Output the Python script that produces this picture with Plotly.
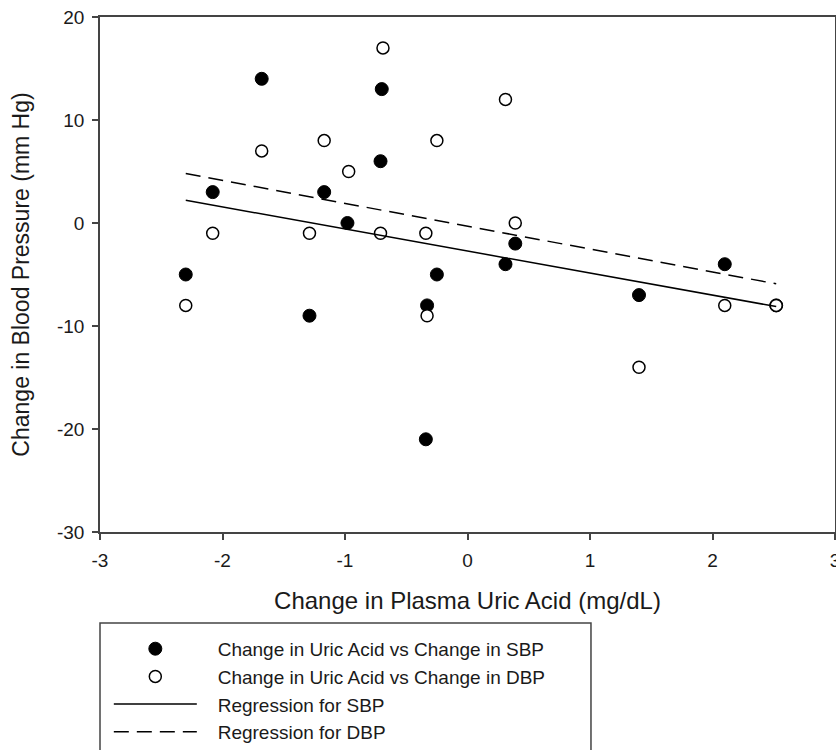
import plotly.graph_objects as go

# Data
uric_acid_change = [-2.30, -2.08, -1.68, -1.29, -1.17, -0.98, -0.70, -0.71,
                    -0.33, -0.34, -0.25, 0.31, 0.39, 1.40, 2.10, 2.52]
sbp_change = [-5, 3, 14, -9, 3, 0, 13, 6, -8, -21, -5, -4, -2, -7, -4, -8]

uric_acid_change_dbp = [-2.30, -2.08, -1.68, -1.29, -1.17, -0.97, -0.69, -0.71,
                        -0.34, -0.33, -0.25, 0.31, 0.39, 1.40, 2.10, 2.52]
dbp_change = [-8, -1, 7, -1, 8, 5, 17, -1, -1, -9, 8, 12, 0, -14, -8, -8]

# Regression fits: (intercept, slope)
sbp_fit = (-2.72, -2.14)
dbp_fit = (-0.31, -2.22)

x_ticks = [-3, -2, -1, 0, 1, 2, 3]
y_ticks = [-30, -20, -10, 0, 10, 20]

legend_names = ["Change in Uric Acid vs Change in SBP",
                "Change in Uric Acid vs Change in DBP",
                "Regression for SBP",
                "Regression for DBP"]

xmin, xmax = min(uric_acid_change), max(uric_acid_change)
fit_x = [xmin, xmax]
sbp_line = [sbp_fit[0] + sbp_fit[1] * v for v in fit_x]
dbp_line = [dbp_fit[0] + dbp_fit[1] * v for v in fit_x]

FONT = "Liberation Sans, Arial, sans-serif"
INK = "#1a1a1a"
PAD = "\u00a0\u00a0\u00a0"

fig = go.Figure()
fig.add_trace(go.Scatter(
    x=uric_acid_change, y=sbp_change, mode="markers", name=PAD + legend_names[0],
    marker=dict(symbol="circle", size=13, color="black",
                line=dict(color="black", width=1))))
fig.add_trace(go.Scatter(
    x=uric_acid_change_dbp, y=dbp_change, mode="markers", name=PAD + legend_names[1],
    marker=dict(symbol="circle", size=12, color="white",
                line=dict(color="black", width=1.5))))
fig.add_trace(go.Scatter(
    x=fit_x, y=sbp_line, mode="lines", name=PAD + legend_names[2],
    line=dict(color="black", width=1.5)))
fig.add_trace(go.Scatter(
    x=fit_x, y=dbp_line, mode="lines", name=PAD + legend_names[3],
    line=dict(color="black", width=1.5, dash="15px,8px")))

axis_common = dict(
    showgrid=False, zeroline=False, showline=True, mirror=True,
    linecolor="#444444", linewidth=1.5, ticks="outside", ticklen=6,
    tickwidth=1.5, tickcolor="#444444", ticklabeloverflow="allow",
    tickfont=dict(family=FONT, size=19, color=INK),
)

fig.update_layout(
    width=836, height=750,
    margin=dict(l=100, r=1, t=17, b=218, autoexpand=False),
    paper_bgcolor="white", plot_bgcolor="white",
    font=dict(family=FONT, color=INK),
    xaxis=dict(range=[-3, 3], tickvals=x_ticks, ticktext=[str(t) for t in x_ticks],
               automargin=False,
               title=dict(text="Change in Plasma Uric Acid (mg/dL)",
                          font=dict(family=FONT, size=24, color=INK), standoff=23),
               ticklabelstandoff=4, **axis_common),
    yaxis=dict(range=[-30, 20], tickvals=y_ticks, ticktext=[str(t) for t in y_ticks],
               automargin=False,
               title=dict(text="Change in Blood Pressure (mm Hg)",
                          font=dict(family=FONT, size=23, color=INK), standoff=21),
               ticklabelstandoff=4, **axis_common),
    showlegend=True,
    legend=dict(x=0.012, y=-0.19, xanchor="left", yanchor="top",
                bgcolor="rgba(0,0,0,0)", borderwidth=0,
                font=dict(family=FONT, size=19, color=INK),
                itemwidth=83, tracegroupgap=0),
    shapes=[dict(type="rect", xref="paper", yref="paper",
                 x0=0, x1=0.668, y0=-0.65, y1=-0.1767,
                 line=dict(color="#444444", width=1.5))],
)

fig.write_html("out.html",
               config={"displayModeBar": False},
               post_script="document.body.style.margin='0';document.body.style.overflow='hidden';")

--

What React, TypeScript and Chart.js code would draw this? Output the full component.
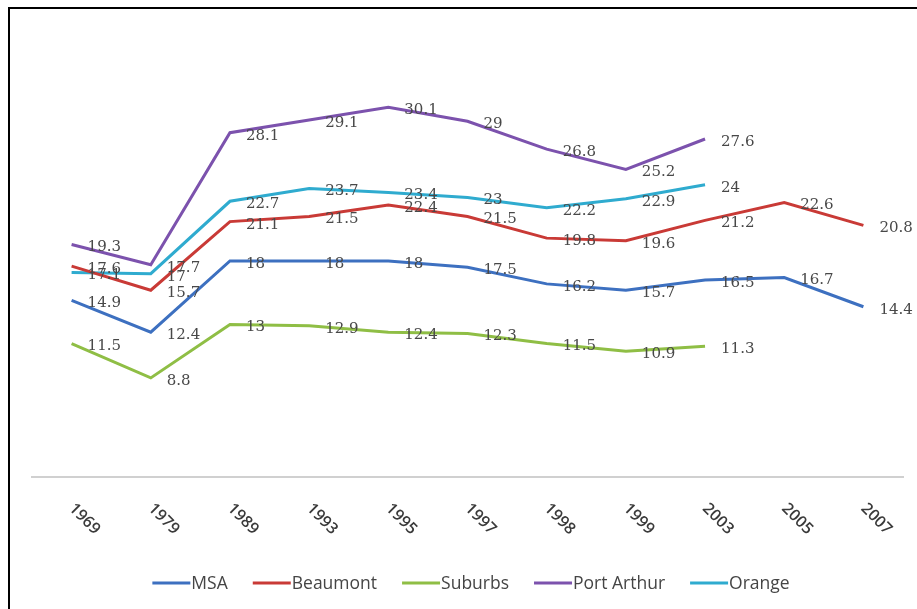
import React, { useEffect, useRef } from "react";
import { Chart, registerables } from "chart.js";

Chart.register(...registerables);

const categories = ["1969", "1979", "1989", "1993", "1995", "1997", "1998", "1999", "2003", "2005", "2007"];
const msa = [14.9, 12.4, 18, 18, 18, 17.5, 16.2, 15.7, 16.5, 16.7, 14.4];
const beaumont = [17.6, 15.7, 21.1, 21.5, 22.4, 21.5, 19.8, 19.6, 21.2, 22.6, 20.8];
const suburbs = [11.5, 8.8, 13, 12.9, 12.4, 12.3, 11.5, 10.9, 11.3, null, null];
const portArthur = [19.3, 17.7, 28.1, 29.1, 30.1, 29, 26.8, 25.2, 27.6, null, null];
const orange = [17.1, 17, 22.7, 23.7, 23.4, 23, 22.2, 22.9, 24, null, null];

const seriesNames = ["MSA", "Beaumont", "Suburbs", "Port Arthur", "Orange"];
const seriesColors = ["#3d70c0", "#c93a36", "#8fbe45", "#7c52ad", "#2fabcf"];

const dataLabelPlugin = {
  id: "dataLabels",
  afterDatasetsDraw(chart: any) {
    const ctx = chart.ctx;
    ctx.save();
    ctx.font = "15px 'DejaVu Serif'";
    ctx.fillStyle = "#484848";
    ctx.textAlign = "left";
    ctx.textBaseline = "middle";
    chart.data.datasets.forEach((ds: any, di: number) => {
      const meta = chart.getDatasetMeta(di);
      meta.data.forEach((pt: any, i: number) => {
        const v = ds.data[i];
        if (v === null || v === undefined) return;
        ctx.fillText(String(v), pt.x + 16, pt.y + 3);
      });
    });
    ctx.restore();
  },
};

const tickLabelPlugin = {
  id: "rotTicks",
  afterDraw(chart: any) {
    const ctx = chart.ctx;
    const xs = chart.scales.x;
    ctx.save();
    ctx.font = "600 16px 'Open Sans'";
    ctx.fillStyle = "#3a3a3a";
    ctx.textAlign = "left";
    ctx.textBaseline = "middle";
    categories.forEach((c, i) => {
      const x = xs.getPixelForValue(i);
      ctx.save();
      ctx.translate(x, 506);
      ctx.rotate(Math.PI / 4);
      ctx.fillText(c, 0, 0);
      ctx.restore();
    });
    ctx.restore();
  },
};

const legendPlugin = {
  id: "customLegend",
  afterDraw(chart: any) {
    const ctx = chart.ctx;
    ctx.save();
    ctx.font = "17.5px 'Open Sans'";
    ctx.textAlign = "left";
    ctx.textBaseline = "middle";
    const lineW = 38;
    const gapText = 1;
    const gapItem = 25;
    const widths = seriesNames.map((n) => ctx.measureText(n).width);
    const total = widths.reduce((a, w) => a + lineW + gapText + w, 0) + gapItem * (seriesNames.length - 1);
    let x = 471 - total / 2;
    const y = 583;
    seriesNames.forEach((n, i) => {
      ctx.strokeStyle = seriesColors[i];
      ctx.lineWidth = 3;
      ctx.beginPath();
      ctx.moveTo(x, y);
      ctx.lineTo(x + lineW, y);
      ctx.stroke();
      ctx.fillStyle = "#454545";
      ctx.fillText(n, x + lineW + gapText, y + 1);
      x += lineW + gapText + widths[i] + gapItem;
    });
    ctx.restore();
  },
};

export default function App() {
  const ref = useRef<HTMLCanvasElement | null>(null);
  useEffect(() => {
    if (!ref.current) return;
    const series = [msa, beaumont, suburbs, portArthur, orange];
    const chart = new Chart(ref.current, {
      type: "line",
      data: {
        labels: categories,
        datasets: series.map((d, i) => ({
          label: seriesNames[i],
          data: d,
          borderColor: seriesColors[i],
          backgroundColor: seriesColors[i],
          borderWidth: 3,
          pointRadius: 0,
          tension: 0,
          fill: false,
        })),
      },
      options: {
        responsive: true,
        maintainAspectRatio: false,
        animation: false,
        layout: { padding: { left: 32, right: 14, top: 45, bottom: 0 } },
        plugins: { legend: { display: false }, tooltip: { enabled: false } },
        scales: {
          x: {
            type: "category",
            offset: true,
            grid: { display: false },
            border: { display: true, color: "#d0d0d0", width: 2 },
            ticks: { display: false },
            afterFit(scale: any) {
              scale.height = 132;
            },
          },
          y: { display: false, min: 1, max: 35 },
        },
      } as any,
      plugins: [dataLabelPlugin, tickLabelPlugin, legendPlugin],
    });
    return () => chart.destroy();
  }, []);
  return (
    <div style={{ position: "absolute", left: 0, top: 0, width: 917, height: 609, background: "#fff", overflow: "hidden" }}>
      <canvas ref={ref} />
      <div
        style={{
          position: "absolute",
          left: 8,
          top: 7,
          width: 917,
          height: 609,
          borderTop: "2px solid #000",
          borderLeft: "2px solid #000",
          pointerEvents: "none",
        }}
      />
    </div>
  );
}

» **What you will do**
Out of the records above, set down only the lines from the one that contains "What React, TypeScript" through the one that contains "Chart.register(...registerables);", unchanged and without the pictures.

» **Finished task**
What React, TypeScript and Chart.js code would draw this? Output the full component.
import React, { useEffect, useRef } from "react";
import { Chart, registerables } from "chart.js";

Chart.register(...registerables);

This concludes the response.